Copy exactly the lines from the beginning of the data down to and including the line holding "(0,0) rectangle (1178,793);", without any pictures.

→ **GIVEN MATERIAL**

____________________

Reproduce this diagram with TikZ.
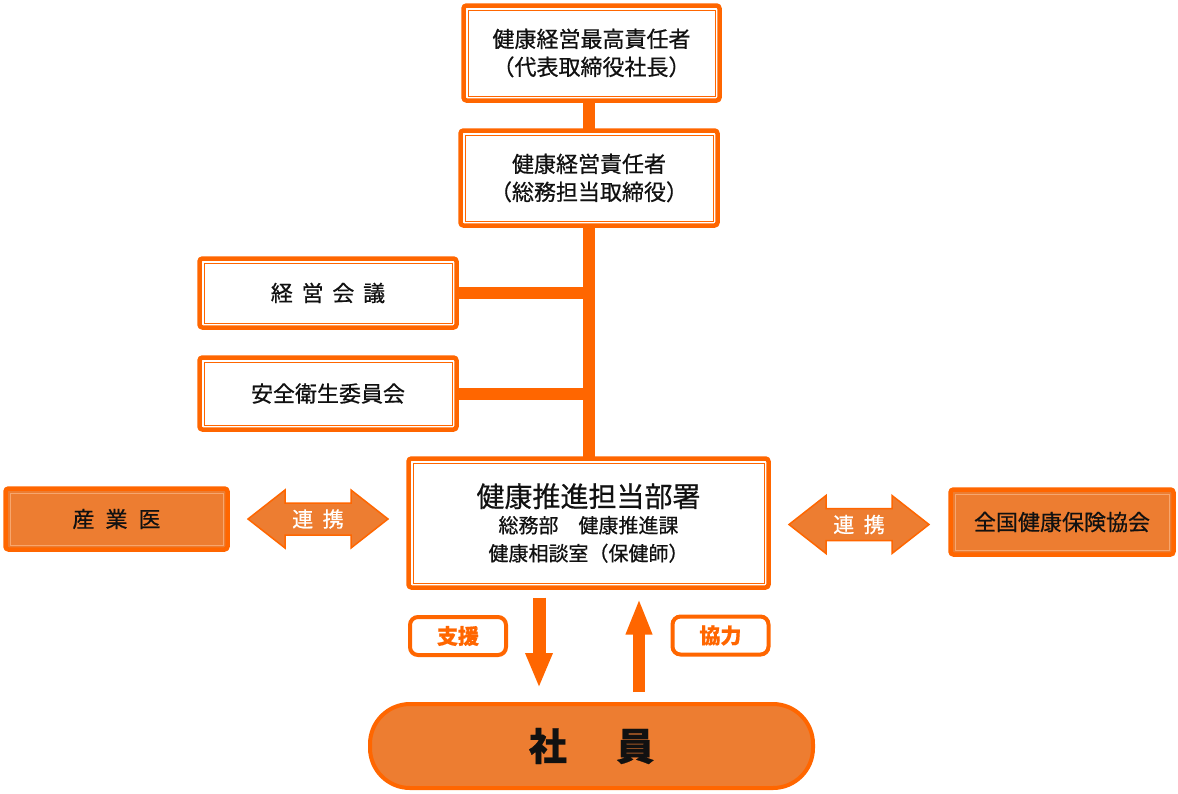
\documentclass[tikz,border=0pt]{standalone}
\usepackage{fontspec}
\setmainfont{Noto Sans CJK JP}[FakeBold=0.6]
\usetikzlibrary{arrows.meta}
\definecolor{org}{HTML}{FF6600}
\definecolor{ofill}{HTML}{ED7D31}
\definecolor{oline}{HTML}{F7A66E}
\definecolor{ink}{HTML}{111111}
\newcommand\fsz[2]{\fontsize{#1}{#2}\selectfont}
\newcommand\dblarrowshape[1]{\filldraw[fill=ofill, draw=org, line width=1.5pt, line join=miter, shift={(#1)}] (-70,0) -- (-33,-29) -- (-33,-16) -- (33,-16) -- (33,-29) -- (70,0) -- (33,29) -- (33,16) -- (-33,16) -- (-33,29) -- cycle;}
\tikzset{
  dbox/.style={draw=org, line width=4.5pt, rounded corners=3pt, fill=white, inner sep=0pt, outer sep=0pt,
    align=center, text=ink, font=\fsz{22}{28},
    path picture={\draw[#1, line width=1pt, sharp corners]
      ([shift={(4.5pt,-4.5pt)}]path picture bounding box.north west) rectangle
      ([shift={(-4.5pt,4.5pt)}]path picture bounding box.south east);}},
  dbox/.default=org,
  filledbox/.style={dbox=oline, fill=ofill},
  trunk/.style={draw=org, line width=12pt},
  bigarrow/.style={draw=org, line width=13pt, -{Triangle[length=35pt,width=25pt]}},
  tagbox/.style={draw=org, line width=4pt, rounded corners=8pt, fill=white, inner sep=0pt, outer sep=0pt,
    minimum width=96pt, minimum height=38pt, text=org, font=\bfseries\fsz{21}{21}},
  ren/.style={text=white, font=\fsz{21}{21}, inner sep=0pt}
}
\begin{document}
\begin{tikzpicture}[x=1pt,y=-1pt]
\useasboundingbox (0,0) rectangle (1178,793);

% boxes
\node[dbox, minimum width=256pt, minimum height=95pt] (top) at (591.5,53) {健康経営最高責任者\\（代表取締役社長）};
\node[dbox, minimum width=257pt, minimum height=95pt] (box2) at (589,178) {健康経営責任者\\（総務担当取締役）};
\node[dbox, minimum width=257pt, minimum height=69pt] (keiei) at (328,293) {経\hspace{0.4em}営\hspace{0.4em}会\hspace{0.4em}議};
\node[dbox, minimum width=257pt, minimum height=72pt] (anzen) at (328,393.5) {安全衛生委員会};
\node[dbox, minimum width=360pt, minimum height=129pt] (central) at (588.5,523)
  {{\fsz{28}{30}健康推進担当部署}\\[-2pt]{\fsz{20}{23}総務部\hspace{1em}健康推進課}\\{\fsz{20}{23}健康相談室（保健師）}};
\node[filledbox, minimum width=222pt, minimum height=61pt] (sangyoi) at (116.5,519) {産\hspace{0.5em}業\hspace{0.5em}医};
\node[filledbox, minimum width=223pt, minimum height=65pt] (kyokai) at (1062,522) {全国健康保険協会};
\node[draw=org, line width=4pt, fill=ofill, rounded corners=40pt, minimum width=443pt, minimum height=84pt,
  inner sep=0pt, outer sep=0pt, text=ink, font=\bfseries\fsz{38}{38}] (shain) at (591.5,746) {社\hspace{1.3em}員};

% trunk and branches
\draw[trunk] (box2.north) -- (box2.north |- top.south);
\draw[trunk] (box2.south) -- (box2.south |- central.north);
\draw[trunk] (keiei.east) -- (keiei.east -| box2.south);
\draw[trunk] (anzen.east) -- (anzen.east -| box2.south);

% double arrows
\coordinate (c1) at (318,519);
\coordinate (c2) at (859,524.5);
\dblarrowshape{c1}
\dblarrowshape{c2}
\node[ren] (ren1) at (c1) {連\hspace{0.45em}携};
\node[ren] (ren2) at (c2) {連\hspace{0.45em}携};

% support / cooperation arrows
\coordinate (dx) at (539,0);
\coordinate (ux) at (639,0);
\draw[bigarrow, shorten <=10pt, shorten >=16pt] (central.south -| dx) -- (shain.north -| dx);
\draw[bigarrow, line width=12pt, -{Triangle[length=36pt,width=24pt]}, shorten <=12pt, shorten >=11pt] (shain.north -| ux) -- (central.south -| ux);

\node[tagbox] (shien) at (458,636) {支援};
\node[tagbox] (kyoryoku) at (720.5,635.5) {協力};
\end{tikzpicture}
\end{document}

____________________

→ **OUTPUT OF THE EXERCISE**
Reproduce this diagram with TikZ.
\documentclass[tikz,border=0pt]{standalone}
\usepackage{fontspec}
\setmainfont{Noto Sans CJK JP}[FakeBold=0.6]
\usetikzlibrary{arrows.meta}
\definecolor{org}{HTML}{FF6600}
\definecolor{ofill}{HTML}{ED7D31}
\definecolor{oline}{HTML}{F7A66E}
\definecolor{ink}{HTML}{111111}
\newcommand\fsz[2]{\fontsize{#1}{#2}\selectfont}
\newcommand\dblarrowshape[1]{\filldraw[fill=ofill, draw=org, line width=1.5pt, line join=miter, shift={(#1)}] (-70,0) -- (-33,-29) -- (-33,-16) -- (33,-16) -- (33,-29) -- (70,0) -- (33,29) -- (33,16) -- (-33,16) -- (-33,29) -- cycle;}
\tikzset{
  dbox/.style={draw=org, line width=4.5pt, rounded corners=3pt, fill=white, inner sep=0pt, outer sep=0pt,
    align=center, text=ink, font=\fsz{22}{28},
    path picture={\draw[#1, line width=1pt, sharp corners]
      ([shift={(4.5pt,-4.5pt)}]path picture bounding box.north west) rectangle
      ([shift={(-4.5pt,4.5pt)}]path picture bounding box.south east);}},
  dbox/.default=org,
  filledbox/.style={dbox=oline, fill=ofill},
  trunk/.style={draw=org, line width=12pt},
  bigarrow/.style={draw=org, line width=13pt, -{Triangle[length=35pt,width=25pt]}},
  tagbox/.style={draw=org, line width=4pt, rounded corners=8pt, fill=white, inner sep=0pt, outer sep=0pt,
    minimum width=96pt, minimum height=38pt, text=org, font=\bfseries\fsz{21}{21}},
  ren/.style={text=white, font=\fsz{21}{21}, inner sep=0pt}
}
\begin{document}
\begin{tikzpicture}[x=1pt,y=-1pt]
\useasboundingbox (0,0) rectangle (1178,793);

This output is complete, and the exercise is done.